Trichomoniasis - very common type of vaginitis caused by a single-celled organism usually transmitted during sexual contact.
Tumor - abnormal mass of tissue that results from excessive cell division; may be benign (not cancerous) or malignant (cancerous).
Ultrasound - an imaging technique that uses sound waves to produce an image on a monitor of the abdominal organs, such as the uterus, liver, and kidneys.
Urethra - narrow channel through which urine passes from the bladder out of the body.
Urethritis - infection limited to the urethra.
Uterus - also called the womb, the uterus is a hollow, pear-shaped organ located in a woman's lower abdomen, between the bladder and the rectum.
Vagina (also called the birth canal) - the passageway through which fluid passes out of the body during menstrual periods. The vagina connects the cervix (the opening of the womb, or uterus) and the vulva (the external genitalia).
Vaginal atrophy - often a symptom of menopause; the drying and thinning of the tissues of the vagina and urethra. This can lead to dyspareunia (pain during sexual intercourse) as well as vaginitis, cystitis, and urinary tract infections.
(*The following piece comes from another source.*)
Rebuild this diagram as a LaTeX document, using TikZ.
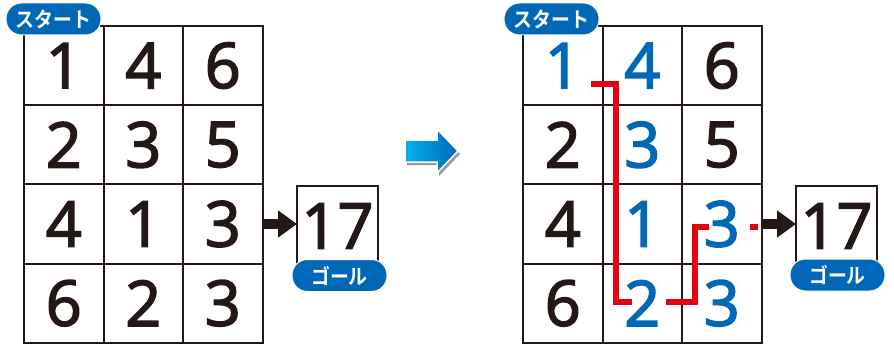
\documentclass[tikz,border=0pt]{standalone}
\usepackage{fontspec}
\setmainfont{Open Sans}
\newfontfamily\digitfont{Open Sans}[FakeBold=2.5]
\newfontfamily\jpfont{Noto Sans CJK JP}[BoldFont={Noto Sans CJK JP Bold}]
\usetikzlibrary{arrows.meta}
\definecolor{kblue}{HTML}{0068B7}
\definecolor{kred}{HTML}{E60012}
\definecolor{kblack}{HTML}{231815}
\definecolor{kcyan}{HTML}{00B4EE}
\newcommand{\jplabel}[1]{\scalebox{0.9}[1]{#1}}
\tikzset{
  cell/.style={draw=kblack, line width=2pt, minimum width=79.5pt, minimum height=79.2pt, inner sep=0pt, outer sep=0pt,
    font=\digitfont\fontsize{63}{63}\selectfont, text=kblack},
  bl/.style={text=kblue},
  pill/.style={fill=kblue, draw=white, line width=1pt, rounded corners=15.5pt, minimum width=95pt, minimum height=32pt, inner sep=0pt,
    text=white, font=\jpfont\bfseries\fontsize{21}{21}\selectfont},
  blackarrow/.style={draw=kblack, line width=10pt, -{Triangle[length=19pt,width=26pt]}, shorten >=0pt},
  redpath/.style={draw=kred, line width=6pt, line join=miter, line cap=butt},
}
\begin{document}
\begin{tikzpicture}[x=1pt,y=-1pt]
\useasboundingbox (0,0) rectangle (894,345);
% ---------- left grid ----------
\node[cell] (L11) at (63.75,65.6) {1};
\node[cell] (L12) at (143.25,65.6) {4};
\node[cell] (L13) at (222.75,65.6) {6};
\node[cell] (L21) at (63.75,144.8) {2};
\node[cell] (L22) at (143.25,144.8) {3};
\node[cell] (L23) at (222.75,144.8) {5};
\node[cell] (L31) at (63.75,224.0) {4};
\node[cell] (L32) at (143.25,224.0) {1};
\node[cell] (L33) at (222.75,224.0) {3};
\node[cell] (L41) at (63.75,303.2) {6};
\node[cell] (L42) at (143.25,303.2) {2};
\node[cell] (L43) at (222.75,303.2) {3};
\node[cell, minimum width=81pt, minimum height=80pt] (LG) at (337.5,226) {17};
\draw[blackarrow] (L33.east) -- (L33.east -| LG.west);
\node[pill] (LS) at (53.5,19) {\jplabel{スタート}};
\node[pill] (LGl) at (339.5,275.5) {\jplabel{ゴール}};
% ---------- middle arrow ----------
\coordinate (ma) at (405,140);
\fill[black!40] ([shift={(2,3)}]ma) -- ++(32,0) -- ++(0,-11) -- ++(21,22) -- ++(-21,22) -- ++(0,-11) -- ++(-32,0) -- cycle;
\shade[left color=kcyan, right color=kblue, draw=white, line width=1.5pt]
  (ma) -- ++(32,0) -- ++(0,-11) -- ++(21,22) -- ++(-21,22) -- ++(0,-11) -- ++(-32,0) -- cycle;
% ---------- right grid ----------
\node[cell] (R11) at (562.75,65.6) {};
\node[cell] (R12) at (642.25,65.6) {};
\node[cell] (R13) at (721.75,65.6) {6};
\node[cell] (R21) at (562.75,144.8) {2};
\node[cell] (R22) at (642.25,144.8) {};
\node[cell] (R23) at (721.75,144.8) {5};
\node[cell] (R31) at (562.75,224.0) {4};
\node[cell] (R32) at (642.25,224.0) {};
\node[cell] (R33) at (721.75,224.0) {};
\node[cell] (R41) at (562.75,303.2) {6};
\node[cell] (R42) at (642.25,303.2) {};
\node[cell] (R43) at (721.75,303.2) {};
\node[cell, minimum width=81pt, minimum height=80pt] (RG) at (836.5,226) {17};
% red route
\coordinate (a0) at (591,84);
\coordinate (a1) at (616,84);
\coordinate (a2) at (616,302);
\coordinate (a3) at (632,302);
\coordinate (b0) at (666,302);
\coordinate (b1) at (694.5,302);
\coordinate (b2) at (694.5,227);
\coordinate (b3) at (709,227);
\coordinate (c0) at (750,227);
\coordinate (c1) at (758,227);
\draw[redpath] (a0) -- (a1) -- (a2) -- (a3);
\draw[redpath] (b0) -- (b1) -- (b2) -- (b3);
\draw[redpath] (c0) -- (c1);
% blue digits
\node[cell, draw=none, bl] (R11d) at (R11) {1};
\node[cell, draw=none, bl] (R12d) at (R12) {4};
\node[cell, draw=none, bl] (R22d) at (R22) {3};
\node[cell, draw=none, bl] (R32d) at (R32) {1};
\node[cell, draw=none, bl] (R33d) at (R33) {3};
\node[cell, draw=none, bl] (R42d) at (R42) {2};
\node[cell, draw=none, bl] (R43d) at (R43) {3};
\draw[blackarrow] (R33.east) -- (R33.east -| RG.west);
\node[pill] (RS) at (551.5,19) {\jplabel{スタート}};
\node[pill] (RGl) at (837.5,275) {\jplabel{ゴール}};
\end{tikzpicture}
\end{document}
Vaginal hysterectomy - the uterus is removed through the vaginal opening.
Vaginitis - inflammation, redness, or swelling of the vaginal tissues; usually resulting from a bacterial infection.
Vaginitis, atrophic - a form of noninfectious vaginitis which usually results from a decrease in hormones because of menopause, surgical removal of the ovaries, radiation therapy, or even after childbirth - particularly in breastfeeding women. Lack of estrogen dries and thins the vaginal tissue, and may also cause spotting.
Vaginitis, bacterial - very common vaginal infection characterized by symptoms such as increased vaginal discharge or itching, burning, or redness in the genital area.
Vaginitis, noninfectious - a type of vaginitis that usually refers to vaginal irritation without an infection being present. Most often, the infection is caused by an allergic reaction to, or irritation from, vaginal sprays, douches, or spermicidal products. It may also be caused by sensitivity to perfumed soaps, detergents, or fabric softeners.
Vaginitis, viral - very common vaginal infection, often sexually transmitted, that is caused by one of many different types of viruses (i.e., herpes simplex virus, human papillomavirus).
Vulva - external, visible part of the female genital area.
Vulvitis - an inflammation of the vulva, the soft folds of skin outside the vagina. This is not a condition but rather a symptom that results from a host of diseases, infections, injuries, allergies, and other irritants.
White blood cells - cells that help the body fight infection and disease.
X-ray - electromagnetic energy used to produce images of bones and internal organs onto film.
Yeast infection (also called Candida) - one type of vaginitis caused by the Candida fungus characterized by itching, burning, or redness of the vaginal area.